(Written exercise):
Begin with the first line of the material and write out each line exactly, ending with the line that contains "import plotly.graph_objects as go". Pictures are not part of the copy.
+++ Source records +++
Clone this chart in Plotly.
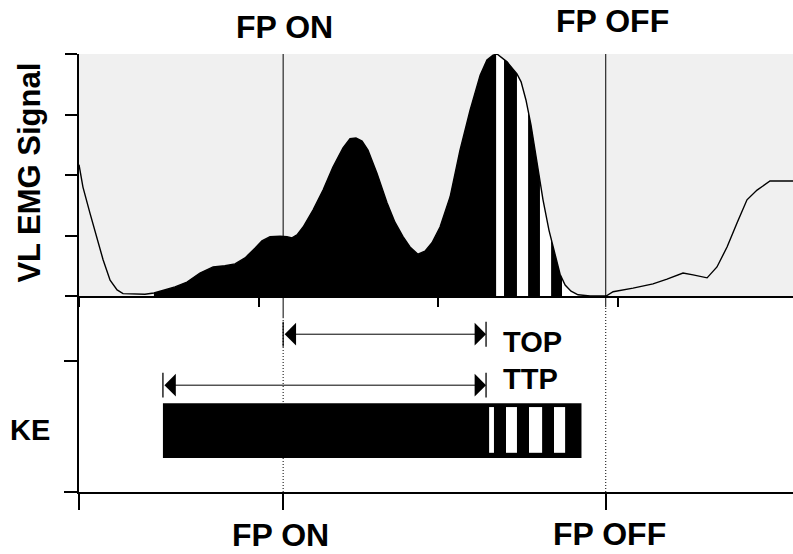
import plotly.graph_objects as go

# ---------------- data ----------------
# time axis in ms (ticks every 100 ms), EMG in arbitrary units (0-4)
t_ms = [0.0, 2.2, 6.1, 10.0, 13.4, 17.3, 21.2, 24.5, 30.0, 36.7, 41.7, 47.9, 53.4,
        60.1, 67.3, 74.6, 81.2, 86.8, 92.4, 97.9, 101.8, 106.3, 111.9, 115.7, 118.5,
        121.3, 124.7, 130.2, 135.8, 141.3, 146.9, 150.8, 154.1, 157.5, 160.8, 165.8,
        171.4, 175.8, 180.3, 184.2, 188.6, 192.5, 196.4, 200.9, 206.5, 212.0, 217.6,
        223.2, 227.0, 230.4, 232.6, 238.2, 243.7, 246.0, 248.7, 251.5, 254.9, 258.2,
        261.5, 264.9, 267.7, 270.5, 273.8, 277.7, 284.4, 293.3, 297.2, 308.3, 319.4,
        327.2, 336.1, 341.7, 349.5, 355.0, 360.6, 366.2, 371.7, 377.3, 384.5, 397.3]
vl_emg = [2.17, 1.80, 1.37, 0.98, 0.60, 0.26, 0.10, 0.04, 0.03, 0.03, 0.05, 0.10, 0.15,
          0.23, 0.38, 0.48, 0.50, 0.53, 0.63, 0.79, 0.91, 0.98, 0.99, 0.98, 0.96,
          1.01, 1.14, 1.42, 1.75, 2.13, 2.45, 2.60, 2.61, 2.56, 2.41, 2.03,
          1.54, 1.22, 0.98, 0.81, 0.69, 0.74, 0.88, 1.14, 1.64, 2.41, 3.07,
          3.65, 3.90, 3.98, 4.00, 3.87, 3.67, 3.54, 3.24, 2.83, 2.17, 1.59,
          1.09, 0.68, 0.36, 0.18, 0.08, 0.02, 0.00, 0.00, 0.07, 0.13, 0.20,
          0.28, 0.38, 0.35, 0.30, 0.48, 0.81, 1.21, 1.59, 1.75, 1.90, 1.90]

fp_on = 113.6          # force-plate contact
fp_off = 293.1         # force-plate release
ke_onset = 46.7        # knee-extension onset (TTP start)
t_peak = 226.5         # peak EMG (end of TOP / TTP)
ke_end = 279.6         # end of knee extension
emg_fill_start = 41.7
emg_white_bands = [(232.1, 236.5), (243.7, 249.9), (256.5, 262.7), (268.8, 282.0)]
ke_white_bands = [(228.2, 230.9), (237.6, 243.7), (250.4, 257.7), (264.3, 270.5)]

top_xticks = [0, 100, 200, 300]
bottom_xticks = [0, fp_on, fp_off]
emg_yticks = [0, 1, 2, 3, 4]
ke_yticks = [0, 2]

labels_top = ["FP ON", "FP OFF"]
labels_bottom = ["FP ON", "FP OFF"]

# ---------------- styling ----------------
X_MAX = 397.3
EMG_TOP = 4
KE_TOP = 3
GRAY = "#f0f0f0"
FONT = "Liberation Sans, Arial, sans-serif"
SPLIT = 0.4475

fig = go.Figure()

# gray mask above the curve (hides the stripe rectangles above the curve)
fig.add_trace(go.Scatter(
    x=t_ms + [t_ms[-1], t_ms[0]], y=vl_emg + [EMG_TOP, EMG_TOP],
    fill="toself", fillcolor=GRAY, mode="lines", line=dict(width=0),
    hoverinfo="skip", showlegend=False, xaxis="x", yaxis="y"))
# EMG curve
fig.add_trace(go.Scatter(
    x=t_ms, y=vl_emg, mode="lines", line=dict(color="black", width=1.4),
    hoverinfo="skip", showlegend=False, xaxis="x", yaxis="y"))

shapes = []
# top panel background
shapes.append(dict(type="rect", xref="x domain", yref="y domain", x0=0, x1=1, y0=0, y1=1,
                   fillcolor=GRAY, line=dict(width=0), layer="below"))
# black area under the curve
shapes.append(dict(type="rect", xref="x", yref="y", x0=emg_fill_start, x1=emg_white_bands[-1][0],
                   y0=0, y1=EMG_TOP, fillcolor="black", line=dict(width=0), layer="below"))
for a, b in emg_white_bands:
    shapes.append(dict(type="rect", xref="x", yref="y", x0=a, x1=b, y0=0, y1=EMG_TOP,
                       fillcolor="white", line=dict(width=0), layer="below"))

# FP vertical lines in the top panel (solid), small extension below, then dotted
for xv, ext in [(fp_on, 2.66), (fp_off, 2.83)]:
    shapes.append(dict(type="line", xref="x", yref="y", x0=xv, x1=xv, y0=0, y1=EMG_TOP,
                       line=dict(color="black", width=1)))
    shapes.append(dict(type="line", xref="x2", yref="y2", x0=xv, x1=xv, y0=ext, y1=KE_TOP,
                       line=dict(color="black", width=1)))
    shapes.append(dict(type="line", xref="x2", yref="y2", x0=xv, x1=xv, y0=0, y1=ext,
                       line=dict(color="black", width=1, dash="1px,2px")))

# KE bar
shapes.append(dict(type="rect", xref="x2", yref="y2", x0=ke_onset, x1=ke_end, y0=0.52, y1=1.36,
                   fillcolor="black", line=dict(width=0)))
for a, b in ke_white_bands:
    shapes.append(dict(type="rect", xref="x2", yref="y2", x0=a, x1=b, y0=0.60, y1=1.30,
                       fillcolor="white", line=dict(width=0)))

# arrow end bars
TOP_Y, TTP_Y, HALF = 2.415, 1.635, 0.19
for xv, yv in [(fp_on, TOP_Y), (t_peak, TOP_Y), (ke_onset, TTP_Y), (t_peak, TTP_Y)]:
    shapes.append(dict(type="line", xref="x2", yref="y2", x0=xv, x1=xv, y0=yv - HALF, y1=yv + HALF,
                       line=dict(color="black", width=1.3)))

annotations = []
for start, yv in [(fp_on, TOP_Y), (ke_onset, TTP_Y)]:
    annotations.append(dict(
        x=t_peak, y=yv, ax=start, ay=yv, xref="x2", yref="y2", axref="x2", ayref="y2",
        text="", showarrow=True, arrowside="end+start", arrowhead=1, startarrowhead=1,
        arrowsize=3.8, startarrowsize=3.8, arrowwidth=1, arrowcolor="black",
        standoff=0, startstandoff=0))

PLOT_H = 438.0  # plot-area height in px, for paper-coordinate placement
bold = dict(family=FONT, size=29, color="black", weight="bold")
big = dict(bold, size=32)
annotations += [
    dict(text="TOP", x=t_peak, y=2.30, xref="x2", yref="y2", xanchor="left", yanchor="middle",
         xshift=15, showarrow=False, font=bold),
    dict(text="TTP", x=t_peak, y=1.73, xref="x2", yref="y2", xanchor="left", yanchor="middle",
         xshift=15, showarrow=False, font=bold),
    dict(text="KE", x=0, y=0.95, xref="paper", yref="y2", xanchor="center", yanchor="middle",
         xshift=-49, showarrow=False, font=bold),
    dict(text="VL EMG Signal", x=0, y=2.04, xref="paper", yref="y", xanchor="center",
         yanchor="middle", xshift=-49, textangle=-90, showarrow=False,
         font=dict(bold, size=31)),
    dict(text=labels_top[0], x=fp_on, y=1 + 27.0 / PLOT_H, xref="x", yref="paper",
         xanchor="center", yanchor="middle", xshift=1, showarrow=False, font=big),
    dict(text=labels_top[1], x=fp_off, y=1 + 33.0 / PLOT_H, xref="x", yref="paper",
         xanchor="center", yanchor="middle", xshift=7, showarrow=False, font=big),
    dict(text=labels_bottom[0], x=fp_on, y=-43.0 / PLOT_H, xref="x", yref="paper",
         xanchor="center", yanchor="middle", xshift=-3, showarrow=False, font=big),
    dict(text=labels_bottom[1], x=fp_off, y=-42.0 / PLOT_H, xref="x", yref="paper",
         xanchor="center", yanchor="middle", xshift=4, showarrow=False, font=big),
]

axis_common = dict(showline=True, linecolor="black", linewidth=1.5, ticks="outside",
                   tickcolor="black", tickwidth=1.5, showticklabels=False,
                   showgrid=False, zeroline=False, fixedrange=True)

fig.update_layout(
    width=793, height=554,
    margin=dict(l=79, r=0, t=54, b=62),
    paper_bgcolor="white", plot_bgcolor="white",
    showlegend=False,
    shapes=shapes, annotations=annotations,
    xaxis=dict(axis_common, domain=[0, 1], range=[0, X_MAX], anchor="y",
               tickvals=top_xticks, ticklen=9),
    yaxis=dict(axis_common, domain=[SPLIT, 1], range=[0, EMG_TOP], anchor="x",
               tickvals=emg_yticks, ticklen=12),
    xaxis2=dict(axis_common, domain=[0, 1], range=[0, X_MAX], anchor="y2",
                tickvals=bottom_xticks, ticklen=16),
    yaxis2=dict(axis_common, domain=[0, SPLIT], range=[0, KE_TOP], anchor="x2",
                tickvals=ke_yticks, ticklen=13),
)

# remove the browser's default 8px page margin so the figure fills the window exactly
fig.write_html("out.html", config={"displayModeBar": False},
               post_script="document.body.style.margin='0';document.body.style.overflow='hidden';")
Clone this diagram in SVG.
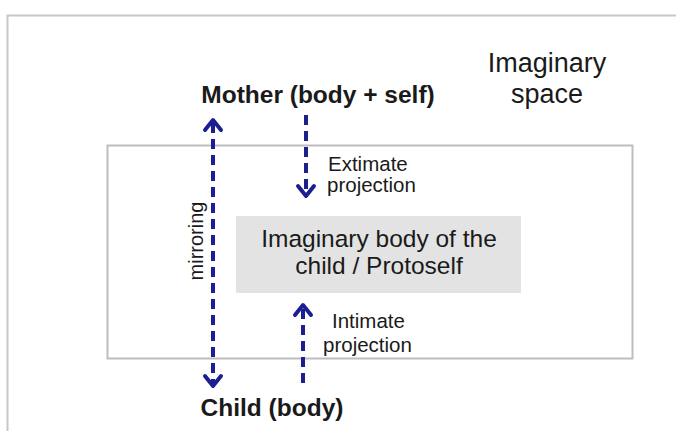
<svg xmlns="http://www.w3.org/2000/svg" width="676" height="431" viewBox="0 0 676 431">
<style>
text{font-family:"Liberation Sans",Arial,sans-serif;fill:#1a1a1a}
.b{font-weight:bold}
.lbl{font-size:20.5px}
.conn{stroke:#1c1f8f;stroke-width:4;fill:none;stroke-dasharray:10 6}
.head{stroke:#1c1f8f;stroke-width:4;fill:none;stroke-linecap:round;stroke-linejoin:round}
</style>
<rect width="676" height="431" fill="#ffffff"/>
<path d="M7.5 431 V15.5 H676" fill="none" stroke="#c8c8c8" stroke-width="2"/>
<g id="space">
<rect x="107.5" y="145.5" width="525" height="213" fill="#ffffff" stroke="#bdbdbd" stroke-width="2"/>
<text x="547" y="72" font-size="27" text-anchor="middle">Imaginary</text>
<text x="547" y="103" font-size="27" text-anchor="middle">space</text>
</g>
<g id="mother"><text class="b" x="318" y="103" font-size="24.5" text-anchor="middle">Mother (body + self)</text></g>
<g id="child"><text class="b" x="272" y="416" font-size="24.5" text-anchor="middle">Child (body)</text></g>
<g id="protoself">
<rect x="236" y="216" width="285" height="77" fill="#e3e3e3"/>
<text x="379" y="247" font-size="24.5" text-anchor="middle">Imaginary body of the</text>
<text x="379" y="274" font-size="24.5" text-anchor="middle">child / Protoself</text>
</g>
<g id="connectors">
<line class="conn" x1="213" y1="123" x2="213" y2="384"/>
<path class="head" d="M205 130 L213 120 L221 130"/>
<path class="head" d="M205 376 L213 386 L221 376"/>
<line class="conn" x1="306" y1="115" x2="306" y2="194"/>
<path class="head" d="M298 186 L306 196 L314 186"/>
<line class="conn" x1="303" y1="309" x2="303" y2="388"/>
<path class="head" d="M295 315 L303 305 L311 315"/>
<text class="lbl" x="328" y="171">Extimate</text>
<text class="lbl" x="327" y="192">projection</text>
<text class="lbl" x="332" y="328">Intimate</text>
<text class="lbl" x="323" y="352">projection</text>
<text x="0" y="0" font-size="20" text-anchor="middle" transform="translate(203 241) rotate(-90)">mirroring</text>
</g>
</svg>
+++
(Answer to the exercise):
Clone this chart in Plotly.
import plotly.graph_objects as go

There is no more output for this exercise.